自宅庭

物語を紡ぎ出す語り部“みっちゃん”

私には「みっちゃん」と呼ぶ友だちがいる。
みっちゃんは、私の親より年上。お孫さんがいる、おじいちゃんだ。
母は、みっちゃんのことを「兄のような存在」と言い、慕っている。
でも、私にとってみっちゃんは、やっぱり年の離れたお友だちという感覚だ。

みっちゃんは、幼いときの病気が原因で、背骨が丸くなっている。
よく「オレは身障者だから」と言うのだが、とんでもない!
周囲の誰もが認める働き者で、年金暮らしの今でも、現役バリバリの職人だ。
ただ、私は、みっちゃんの職業が何なのか、実はよくわかっていない。
庭の手入れをお願いすれば庭師になるし、屋根の修繕をお願いすれば、いとも簡単に屋根に登って、あっという間に直してくれる。
力仕事から細かい雑務まで、どんなお願いごとでも叶えてくれるのだ。
何でも器用にこなす、よろず屋なのだろうか?(今度、ちゃんと聞いてみたい)

ある時、私が帰省していることを知って、みっちゃんが遊びにきた。
みっちゃんとは、仕事や趣味、昔の苦労話など、いろんな話をする。
みっちゃん自身の体験からくる話はとても面白く、ついついみんなが聞き入ってしまう。

実は、みっちゃんには新聞に投書したり、詩や俳句を詠んだりする趣味がある。
「時間があったら、自伝を書きたい」と言うのだが、仕事の依頼と孫の子守りで、なかなかそんな時間がとれないのだとか。
そんなみっちゃんが、こんな話をしてくれた。

ある日、○○さん家の庭仕事を頼まれたんだよね。
オレは一日でどうにかして終わらせようと思ってさ、朝から晩まで一生懸命働いたわけよ。
それで庭がすっかりキレイになって、オレはもうクタクタになって「ああ、今日一日も一生懸命仕事をしたなぁ」と思ったわけ。
そこで、道具をキレイに洗って片づけて、さあ帰ろう……と思ったときに、庭先に転がっていた軍手を見つけたんだな。
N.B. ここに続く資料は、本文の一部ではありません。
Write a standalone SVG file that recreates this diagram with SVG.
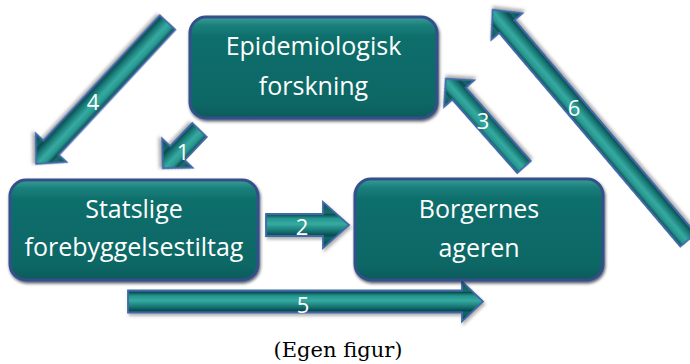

その軍手は泥まみれであちこち擦り切れてボロボロなんだ。
それを見たとき、オレは「あっ、ゴメンナ。今日一番働いたのはオレじゃなくてお前だよな」って、軍手に話しかけたのよ。
「放っておいてごめんね、お疲れさま」ってね。
そして、そのボロボロの軍手をポケットにそっと入れて持ち帰ったんだ。

持ち帰った軍手はね、庭で燃やしたさ。
そして、燃えた灰をね、オレが一番大切に育てている植木の根元にまいてやったんだ。

それで、このお話は、おしまい。

オレはね、道具のおかげで仕事ができるんだ。
だからどんな道具でも絶対に捨てて帰るようなことはしたくないんだ。
ちゃんと「ご苦労さま、ありがとう」という気持ちで道具を大切に扱いたいんだよな。

これは、作り話ではない。みっちゃんのありのままの日常なのだ。
なのに、童話のように優しく温かく心に染み入ってくる。
私は、そんな「みっちゃんの世界」に、いつも魅了されてしまうのだ。

いつか、みっちゃんの物語を絵本にできたらいいな。
そう言ったら「そりゃ大変だ! どこかの旅館に泊まって、じっくりと書く時間を作らないとなぁ」と、みっちゃんは笑っていた。

でも、そんなふうにして、みっちゃんの本ができたらいいなぁ。